• _Your task_
Repeat the listing word for word. No pictures belong in the copy.

** Begin **

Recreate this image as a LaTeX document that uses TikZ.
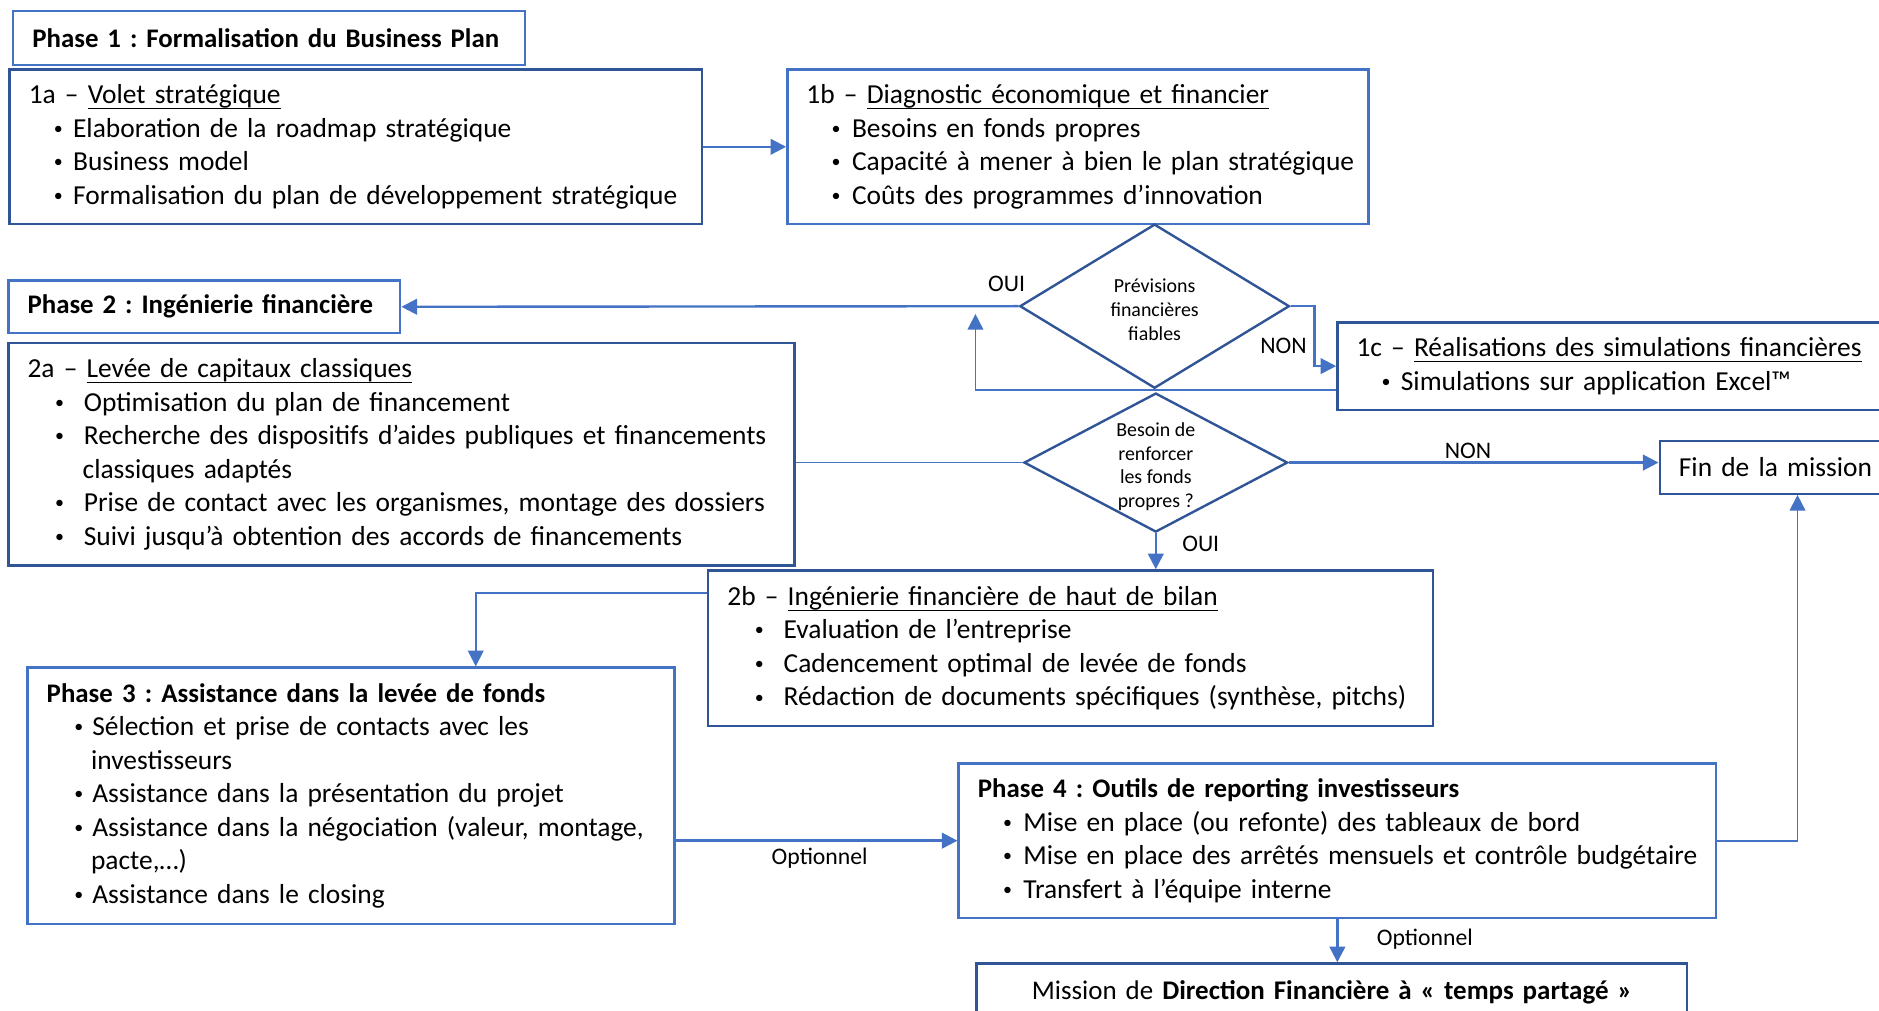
\documentclass[tikz,border=0pt]{standalone}
\usepackage{fontspec}
\setmainfont{Carlito}
\usepackage{tikz}
\usetikzlibrary{arrows.meta,shapes.geometric,positioning,calc}
\definecolor{bleu}{HTML}{4472C4}
\definecolor{bleufonce}{HTML}{2F5597}
\frenchspacing
\newcommand{\corps}{\fontsize{11.45}{14}\selectfont}
\newcommand{\titre}{\fontsize{11.2}{14}\selectfont\bfseries}
\newcommand{\petit}{\fontsize{8.3}{10}\selectfont}
\newcommand{\moyen}{\fontsize{9.9}{12}\selectfont}
\newcommand{\souligne}[1]{\setbox0\hbox{#1}\rlap{\rule[-2.4pt]{\wd0}{0.6pt}}\box0}
\newcommand{\rond}{\raisebox{1.2pt}{\fontsize{7.5}{7.5}\selectfont\textbullet}}
\newcommand{\puce}[3]{\mbox{\hspace*{#1}\makebox[#2][l]{\rond}#3}}
\tikzstyle{boite} = [draw=bleu, line width=1pt, anchor=north west, align=left,
	inner xsep=8pt, inner ysep=0pt, font=\corps]
\tikzstyle{boitefonce} = [boite, draw=bleufonce]
\tikzstyle{losange} = [diamond, draw=bleufonce, line width=1pt, inner sep=0pt,
	align=center, font=\petit]
\tikzstyle{etiquette} = [font=\moyen, inner sep=0pt]
\tikzstyle{fleche} = [draw=bleu, line width=1pt, -{Triangle[length=6.5pt,width=6.5pt]}]
\tikzstyle{fleche mince} = [fleche, line width=0.75pt]
\tikzstyle{trait} = [draw=bleu, line width=0.6pt]

\begin{document}
\begin{tikzpicture}[x=0.5pt,y=-0.5pt]
	\useasboundingbox (0,0) rectangle (1568,843);
	\clip (0,0) rectangle (1568,843);

	% phase 1
	\node[boite, text width=197.5pt, minimum height=22.5pt, font=\titre] (phaseun) at (10,8)
		{\mbox{Phase 1 : Formalisation du Business Plan}};
	\node[boitefonce, text width=273pt, minimum height=64.5pt] (volet) at (7,57)
		{1a – \souligne{Volet stratégique}\\
		\puce{10.5pt}{8pt}{Elaboration de la roadmap stratégique}\\
		\puce{10.5pt}{8pt}{Business model}\\
		\puce{10.5pt}{8pt}{Formalisation du plan de développement stratégique}};
	\node[boite, text width=226.5pt, minimum height=64.5pt] (diag) at (656,57)
		{1b – \souligne{Diagnostic économique et financier}\\
		\puce{10.5pt}{8.5pt}{Besoins en fonds propres}\\
		\puce{10.5pt}{8.5pt}{Capacité à mener à bien le plan stratégique}\\
		\puce{10.5pt}{8.5pt}{Coûts des programmes d’innovation}};
	\node[losange, minimum width=112.5pt, minimum height=68.5pt, aspect=1.64] (prev) at (963.5,255.5)
		{\rule{0pt}{8.5pt}Prévisions\\financières\\fiables};
	\node[boitefonce, text width=224pt, minimum height=36.5pt] (simu) at (1115,268)
		{1c – \souligne{Réalisations des simulations financières}\\
		\puce{10.5pt}{8pt}{Simulations sur application Excel™}};

	% phase 2
	\node[boite, text width=147.5pt, minimum height=22pt, font=\titre] (phasedeux) at (6,233)
		{\mbox{Phase 2 : Ingénierie financière}};
	\node[boitefonce, text width=312pt, minimum height=93pt] (levee) at (6,285)
		{2a – \souligne{Levée de capitaux classiques}\\
		\puce{11.5pt}{12pt}{Optimisation du plan de financement}\\
		\puce{11.5pt}{12pt}{Recherche des dispositifs d’aides publiques et financements}\\
		\mbox{\hspace*{23pt}classiques adaptés}\\
		\puce{11.5pt}{12pt}{Prise de contact avec les organismes, montage des dossiers}\\
		\puce{11.5pt}{12pt}{Suivi jusqu’à obtention des accords de financements}};
	\node[losange, minimum width=110pt, minimum height=58pt, aspect=1.9] (besoin) at (964.5,386)
		{\rule{0pt}{9.2pt}Besoin de\\renforcer\\les fonds\\propres ?};
	\node[boitefonce, text width=99pt, minimum height=22pt] (fin) at (1384,367)
		{Fin de la mission};
	\node[boitefonce, text width=286.5pt, minimum height=65pt] (haut) at (590,475)
		{2b – \souligne{Ingénierie financière de haut de bilan}\\
		\puce{11.5pt}{12pt}{Evaluation de l’entreprise}\\
		\puce{11.5pt}{12pt}{Cadencement optimal de levée de fonds}\\
		\puce{11.5pt}{12pt}{Rédaction de documents spécifiques (synthèse, pitchs)}};

	% phases 3 et 4
	\node[boite, text width=254pt, minimum height=107pt] (phasetrois) at (22,556)
		{{\titre Phase 3 : Assistance dans la levée de fonds}\\
		\puce{11.5pt}{7.5pt}{Sélection et prise de contacts avec les}\\
		\mbox{\hspace*{18.5pt}investisseurs}\\
		\puce{11.5pt}{7.5pt}{Assistance dans la présentation du projet}\\
		\puce{11.5pt}{7.5pt}{Assistance dans la négociation (valeur, montage,}\\
		\mbox{\hspace*{18.5pt}pacte,…)}\\
		\puce{11.5pt}{7.5pt}{Assistance dans le closing}};
	\node[boite, text width=300pt, minimum height=64.5pt] (phasequatre) at (799,636)
		{{\titre Phase 4 : Outils de reporting investisseurs}\\
		\puce{10.5pt}{8.5pt}{Mise en place (ou refonte) des tableaux de bord}\\
		\puce{10.5pt}{8.5pt}{Mise en place des arrêtés mensuels et contrôle budgétaire}\\
		\puce{10.5pt}{8.5pt}{Transfert à l’équipe interne}};
	\node[boitefonce, text width=280.5pt, minimum height=24pt, align=center,
		font=\fontsize{11.25}{14}\selectfont] (dirfin) at (814,803)
		{Mission de \textbf{Direction Financière à «~temps partagé~»}};

	% etiquettes
	\node[etiquette] (ouiun) at (840,237) {OUI};
	\node[etiquette] (nonun) at (1071,289) {NON};
	\node[etiquette] (nondeux) at (1225,376) {NON};
	\node[etiquette] (ouideux) at (1002,454) {OUI};
	\node[etiquette] (optun) at (684,716) {Optionnel};
	\node[etiquette] (optdeux) at (1189,784) {Optionnel};

	% liaisons
	\coordinate (retour) at (814,262);
	\draw[fleche] (volet.east) -- (diag.west);
	\draw[fleche] (prev.west) -- (phasedeux.east);
	\draw[fleche] (prev.east) -- ++(20,0) |- (simu.west);
	\draw[fleche mince] ([yshift=-10pt]simu.west) -| (retour);
	\draw[trait] (levee.east |- besoin.west) -- (besoin.west);
	\draw[fleche] (besoin.east) -- (besoin.east -| fin.west);
	\draw[fleche] (besoin.south) -- (besoin.south |- haut.north);
	\draw[fleche mince] ([yshift=-10pt]haut.north west) -| ([xshift=52pt]phasetrois.north);
	\draw[fleche] (phasetrois.east |- phasequatre.west) -- (phasequatre.west);
	\draw[fleche mince] (phasequatre.east) -| (fin.south);
	\draw[fleche] (phasequatre.south) -- (phasequatre.south |- dirfin.north);
\end{tikzpicture}
\end{document}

** End **

• _Response_
Recreate this image as a LaTeX document that uses TikZ.
\documentclass[tikz,border=0pt]{standalone}
\usepackage{fontspec}
\setmainfont{Carlito}
\usepackage{tikz}
\usetikzlibrary{arrows.meta,shapes.geometric,positioning,calc}
\definecolor{bleu}{HTML}{4472C4}
\definecolor{bleufonce}{HTML}{2F5597}
\frenchspacing
\newcommand{\corps}{\fontsize{11.45}{14}\selectfont}
\newcommand{\titre}{\fontsize{11.2}{14}\selectfont\bfseries}
\newcommand{\petit}{\fontsize{8.3}{10}\selectfont}
\newcommand{\moyen}{\fontsize{9.9}{12}\selectfont}
\newcommand{\souligne}[1]{\setbox0\hbox{#1}\rlap{\rule[-2.4pt]{\wd0}{0.6pt}}\box0}
\newcommand{\rond}{\raisebox{1.2pt}{\fontsize{7.5}{7.5}\selectfont\textbullet}}
\newcommand{\puce}[3]{\mbox{\hspace*{#1}\makebox[#2][l]{\rond}#3}}
\tikzstyle{boite} = [draw=bleu, line width=1pt, anchor=north west, align=left,
	inner xsep=8pt, inner ysep=0pt, font=\corps]
\tikzstyle{boitefonce} = [boite, draw=bleufonce]
\tikzstyle{losange} = [diamond, draw=bleufonce, line width=1pt, inner sep=0pt,
	align=center, font=\petit]
\tikzstyle{etiquette} = [font=\moyen, inner sep=0pt]
\tikzstyle{fleche} = [draw=bleu, line width=1pt, -{Triangle[length=6.5pt,width=6.5pt]}]
\tikzstyle{fleche mince} = [fleche, line width=0.75pt]
\tikzstyle{trait} = [draw=bleu, line width=0.6pt]

\begin{document}
\begin{tikzpicture}[x=0.5pt,y=-0.5pt]
	\useasboundingbox (0,0) rectangle (1568,843);
	\clip (0,0) rectangle (1568,843);

	% phase 1
	\node[boite, text width=197.5pt, minimum height=22.5pt, font=\titre] (phaseun) at (10,8)
		{\mbox{Phase 1 : Formalisation du Business Plan}};
	\node[boitefonce, text width=273pt, minimum height=64.5pt] (volet) at (7,57)
		{1a – \souligne{Volet stratégique}\\
		\puce{10.5pt}{8pt}{Elaboration de la roadmap stratégique}\\
		\puce{10.5pt}{8pt}{Business model}\\
		\puce{10.5pt}{8pt}{Formalisation du plan de développement stratégique}};
	\node[boite, text width=226.5pt, minimum height=64.5pt] (diag) at (656,57)
		{1b – \souligne{Diagnostic économique et financier}\\
		\puce{10.5pt}{8.5pt}{Besoins en fonds propres}\\
		\puce{10.5pt}{8.5pt}{Capacité à mener à bien le plan stratégique}\\
		\puce{10.5pt}{8.5pt}{Coûts des programmes d’innovation}};
	\node[losange, minimum width=112.5pt, minimum height=68.5pt, aspect=1.64] (prev) at (963.5,255.5)
		{\rule{0pt}{8.5pt}Prévisions\\financières\\fiables};
	\node[boitefonce, text width=224pt, minimum height=36.5pt] (simu) at (1115,268)
		{1c – \souligne{Réalisations des simulations financières}\\
		\puce{10.5pt}{8pt}{Simulations sur application Excel™}};

	% phase 2
	\node[boite, text width=147.5pt, minimum height=22pt, font=\titre] (phasedeux) at (6,233)
		{\mbox{Phase 2 : Ingénierie financière}};
	\node[boitefonce, text width=312pt, minimum height=93pt] (levee) at (6,285)
		{2a – \souligne{Levée de capitaux classiques}\\
		\puce{11.5pt}{12pt}{Optimisation du plan de financement}\\
		\puce{11.5pt}{12pt}{Recherche des dispositifs d’aides publiques et financements}\\
		\mbox{\hspace*{23pt}classiques adaptés}\\
		\puce{11.5pt}{12pt}{Prise de contact avec les organismes, montage des dossiers}\\
		\puce{11.5pt}{12pt}{Suivi jusqu’à obtention des accords de financements}};
	\node[losange, minimum width=110pt, minimum height=58pt, aspect=1.9] (besoin) at (964.5,386)
		{\rule{0pt}{9.2pt}Besoin de\\renforcer\\les fonds\\propres ?};
	\node[boitefonce, text width=99pt, minimum height=22pt] (fin) at (1384,367)
		{Fin de la mission};
	\node[boitefonce, text width=286.5pt, minimum height=65pt] (haut) at (590,475)
		{2b – \souligne{Ingénierie financière de haut de bilan}\\
		\puce{11.5pt}{12pt}{Evaluation de l’entreprise}\\
		\puce{11.5pt}{12pt}{Cadencement optimal de levée de fonds}\\
		\puce{11.5pt}{12pt}{Rédaction de documents spécifiques (synthèse, pitchs)}};

	% phases 3 et 4
	\node[boite, text width=254pt, minimum height=107pt] (phasetrois) at (22,556)
		{{\titre Phase 3 : Assistance dans la levée de fonds}\\
		\puce{11.5pt}{7.5pt}{Sélection et prise de contacts avec les}\\
		\mbox{\hspace*{18.5pt}investisseurs}\\
		\puce{11.5pt}{7.5pt}{Assistance dans la présentation du projet}\\
		\puce{11.5pt}{7.5pt}{Assistance dans la négociation (valeur, montage,}\\
		\mbox{\hspace*{18.5pt}pacte,…)}\\
		\puce{11.5pt}{7.5pt}{Assistance dans le closing}};
	\node[boite, text width=300pt, minimum height=64.5pt] (phasequatre) at (799,636)
		{{\titre Phase 4 : Outils de reporting investisseurs}\\
		\puce{10.5pt}{8.5pt}{Mise en place (ou refonte) des tableaux de bord}\\
		\puce{10.5pt}{8.5pt}{Mise en place des arrêtés mensuels et contrôle budgétaire}\\
		\puce{10.5pt}{8.5pt}{Transfert à l’équipe interne}};
	\node[boitefonce, text width=280.5pt, minimum height=24pt, align=center,
		font=\fontsize{11.25}{14}\selectfont] (dirfin) at (814,803)
		{Mission de \textbf{Direction Financière à «~temps partagé~»}};

	% etiquettes
	\node[etiquette] (ouiun) at (840,237) {OUI};
	\node[etiquette] (nonun) at (1071,289) {NON};
	\node[etiquette] (nondeux) at (1225,376) {NON};
	\node[etiquette] (ouideux) at (1002,454) {OUI};
	\node[etiquette] (optun) at (684,716) {Optionnel};
	\node[etiquette] (optdeux) at (1189,784) {Optionnel};

	% liaisons
	\coordinate (retour) at (814,262);
	\draw[fleche] (volet.east) -- (diag.west);
	\draw[fleche] (prev.west) -- (phasedeux.east);
	\draw[fleche] (prev.east) -- ++(20,0) |- (simu.west);
	\draw[fleche mince] ([yshift=-10pt]simu.west) -| (retour);
	\draw[trait] (levee.east |- besoin.west) -- (besoin.west);
	\draw[fleche] (besoin.east) -- (besoin.east -| fin.west);
	\draw[fleche] (besoin.south) -- (besoin.south |- haut.north);
	\draw[fleche mince] ([yshift=-10pt]haut.north west) -| ([xshift=52pt]phasetrois.north);
	\draw[fleche] (phasetrois.east |- phasequatre.west) -- (phasequatre.west);
	\draw[fleche mince] (phasequatre.east) -| (fin.south);
	\draw[fleche] (phasequatre.south) -- (phasequatre.south |- dirfin.north);
\end{tikzpicture}
\end{document}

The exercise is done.